___ DATA ENTRIES
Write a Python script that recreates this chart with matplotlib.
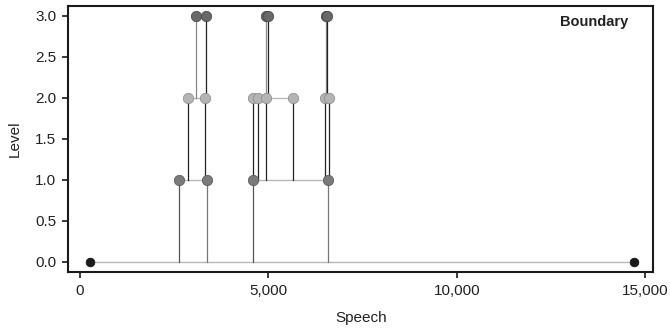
______
___ DATA ENTRIES
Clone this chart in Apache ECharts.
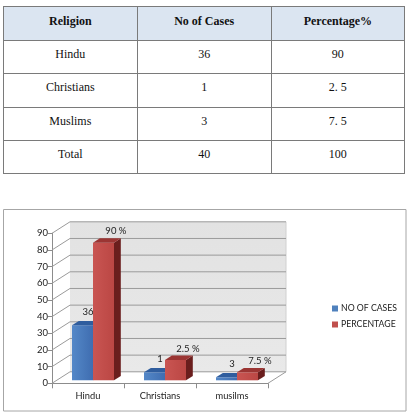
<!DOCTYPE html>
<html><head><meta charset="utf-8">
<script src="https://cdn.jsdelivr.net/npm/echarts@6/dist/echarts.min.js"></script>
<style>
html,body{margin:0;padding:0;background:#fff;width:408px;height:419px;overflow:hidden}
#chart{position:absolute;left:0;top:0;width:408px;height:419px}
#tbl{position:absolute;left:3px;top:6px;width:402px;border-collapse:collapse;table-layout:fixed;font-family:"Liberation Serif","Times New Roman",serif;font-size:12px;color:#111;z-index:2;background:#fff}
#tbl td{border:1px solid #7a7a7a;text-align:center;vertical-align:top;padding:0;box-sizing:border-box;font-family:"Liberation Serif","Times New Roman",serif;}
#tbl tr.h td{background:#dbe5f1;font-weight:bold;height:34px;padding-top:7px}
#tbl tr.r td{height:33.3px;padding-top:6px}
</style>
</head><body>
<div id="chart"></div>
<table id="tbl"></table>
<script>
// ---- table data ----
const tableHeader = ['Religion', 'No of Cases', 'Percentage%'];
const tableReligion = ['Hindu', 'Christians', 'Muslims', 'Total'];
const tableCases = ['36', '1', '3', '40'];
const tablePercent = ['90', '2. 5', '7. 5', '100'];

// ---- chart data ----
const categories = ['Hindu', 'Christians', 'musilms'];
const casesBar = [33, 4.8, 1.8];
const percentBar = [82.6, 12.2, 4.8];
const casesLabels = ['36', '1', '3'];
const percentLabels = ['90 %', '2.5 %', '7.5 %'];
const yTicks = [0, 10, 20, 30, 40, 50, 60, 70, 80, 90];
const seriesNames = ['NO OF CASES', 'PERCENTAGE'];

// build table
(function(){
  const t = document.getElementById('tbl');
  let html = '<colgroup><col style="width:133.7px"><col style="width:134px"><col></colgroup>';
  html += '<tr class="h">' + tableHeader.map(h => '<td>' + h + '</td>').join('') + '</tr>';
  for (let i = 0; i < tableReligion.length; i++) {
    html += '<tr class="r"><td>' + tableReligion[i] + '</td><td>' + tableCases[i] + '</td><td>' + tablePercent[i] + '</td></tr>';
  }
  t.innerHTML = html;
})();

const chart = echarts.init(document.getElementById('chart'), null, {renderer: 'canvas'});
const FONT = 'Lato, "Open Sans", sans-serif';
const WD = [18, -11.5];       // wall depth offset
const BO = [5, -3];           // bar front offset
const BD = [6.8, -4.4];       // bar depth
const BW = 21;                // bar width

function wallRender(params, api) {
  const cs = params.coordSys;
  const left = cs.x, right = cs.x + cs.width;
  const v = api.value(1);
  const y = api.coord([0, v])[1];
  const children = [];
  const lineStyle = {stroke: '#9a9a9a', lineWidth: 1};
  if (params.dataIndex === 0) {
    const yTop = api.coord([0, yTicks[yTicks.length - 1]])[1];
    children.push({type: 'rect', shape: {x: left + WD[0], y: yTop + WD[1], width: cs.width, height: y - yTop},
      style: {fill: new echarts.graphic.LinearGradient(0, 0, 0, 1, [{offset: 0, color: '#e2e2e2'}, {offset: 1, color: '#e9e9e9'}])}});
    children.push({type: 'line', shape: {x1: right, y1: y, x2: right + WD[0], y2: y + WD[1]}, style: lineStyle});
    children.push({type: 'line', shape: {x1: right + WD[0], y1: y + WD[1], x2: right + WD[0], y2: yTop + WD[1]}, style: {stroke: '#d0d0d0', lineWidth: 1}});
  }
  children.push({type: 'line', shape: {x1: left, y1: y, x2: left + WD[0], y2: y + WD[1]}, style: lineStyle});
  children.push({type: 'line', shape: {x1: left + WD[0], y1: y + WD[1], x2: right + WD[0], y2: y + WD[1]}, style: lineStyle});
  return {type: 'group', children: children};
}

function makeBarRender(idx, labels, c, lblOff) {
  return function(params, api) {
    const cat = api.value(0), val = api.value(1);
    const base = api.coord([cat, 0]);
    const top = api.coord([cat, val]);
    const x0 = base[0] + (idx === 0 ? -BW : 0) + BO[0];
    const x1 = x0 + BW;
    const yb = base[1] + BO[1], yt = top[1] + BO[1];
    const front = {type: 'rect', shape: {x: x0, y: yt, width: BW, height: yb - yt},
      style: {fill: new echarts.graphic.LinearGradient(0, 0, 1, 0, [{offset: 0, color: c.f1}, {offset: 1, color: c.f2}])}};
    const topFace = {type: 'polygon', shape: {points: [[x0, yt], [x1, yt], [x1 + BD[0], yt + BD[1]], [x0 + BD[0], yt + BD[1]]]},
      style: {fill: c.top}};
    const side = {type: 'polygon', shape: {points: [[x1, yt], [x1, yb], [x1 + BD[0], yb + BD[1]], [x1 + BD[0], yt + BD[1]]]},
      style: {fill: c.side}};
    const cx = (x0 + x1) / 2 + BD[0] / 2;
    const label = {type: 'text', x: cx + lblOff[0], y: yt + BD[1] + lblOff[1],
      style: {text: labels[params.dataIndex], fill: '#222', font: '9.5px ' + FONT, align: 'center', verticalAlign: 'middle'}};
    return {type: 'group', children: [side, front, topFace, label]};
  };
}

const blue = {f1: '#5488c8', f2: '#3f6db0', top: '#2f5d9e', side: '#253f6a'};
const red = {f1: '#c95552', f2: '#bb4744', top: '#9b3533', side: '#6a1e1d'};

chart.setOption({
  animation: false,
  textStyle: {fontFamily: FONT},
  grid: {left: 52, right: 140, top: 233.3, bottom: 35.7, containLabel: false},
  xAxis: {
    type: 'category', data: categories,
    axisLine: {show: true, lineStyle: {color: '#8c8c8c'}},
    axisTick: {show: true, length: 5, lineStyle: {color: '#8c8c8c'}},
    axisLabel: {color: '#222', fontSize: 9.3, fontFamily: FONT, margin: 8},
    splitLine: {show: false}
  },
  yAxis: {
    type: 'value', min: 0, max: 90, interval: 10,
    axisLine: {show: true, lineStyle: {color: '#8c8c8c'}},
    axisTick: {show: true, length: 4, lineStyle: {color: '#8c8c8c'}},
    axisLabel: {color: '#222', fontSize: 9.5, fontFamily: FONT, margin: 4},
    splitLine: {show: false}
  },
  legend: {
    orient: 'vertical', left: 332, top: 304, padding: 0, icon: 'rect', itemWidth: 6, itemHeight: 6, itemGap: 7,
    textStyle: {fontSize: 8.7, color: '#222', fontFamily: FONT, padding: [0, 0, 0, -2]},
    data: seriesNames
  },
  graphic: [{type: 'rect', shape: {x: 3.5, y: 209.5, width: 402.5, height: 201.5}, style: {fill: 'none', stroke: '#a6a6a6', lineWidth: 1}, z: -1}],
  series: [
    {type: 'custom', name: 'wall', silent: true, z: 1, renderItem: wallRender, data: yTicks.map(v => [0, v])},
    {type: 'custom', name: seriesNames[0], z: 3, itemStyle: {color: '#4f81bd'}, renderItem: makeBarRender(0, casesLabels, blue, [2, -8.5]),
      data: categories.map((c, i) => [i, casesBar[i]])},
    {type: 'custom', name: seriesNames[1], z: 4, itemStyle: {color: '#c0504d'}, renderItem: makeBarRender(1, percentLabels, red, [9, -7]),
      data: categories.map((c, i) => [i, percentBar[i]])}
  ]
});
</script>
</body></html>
______
Select the lines that carry the string "script" and copy them.

Write a Python script that recreates this chart with matplotlib.
<script src="https://cdn.jsdelivr.net/npm/echarts@6/dist/echarts.min.js"></script>
<script>
</script>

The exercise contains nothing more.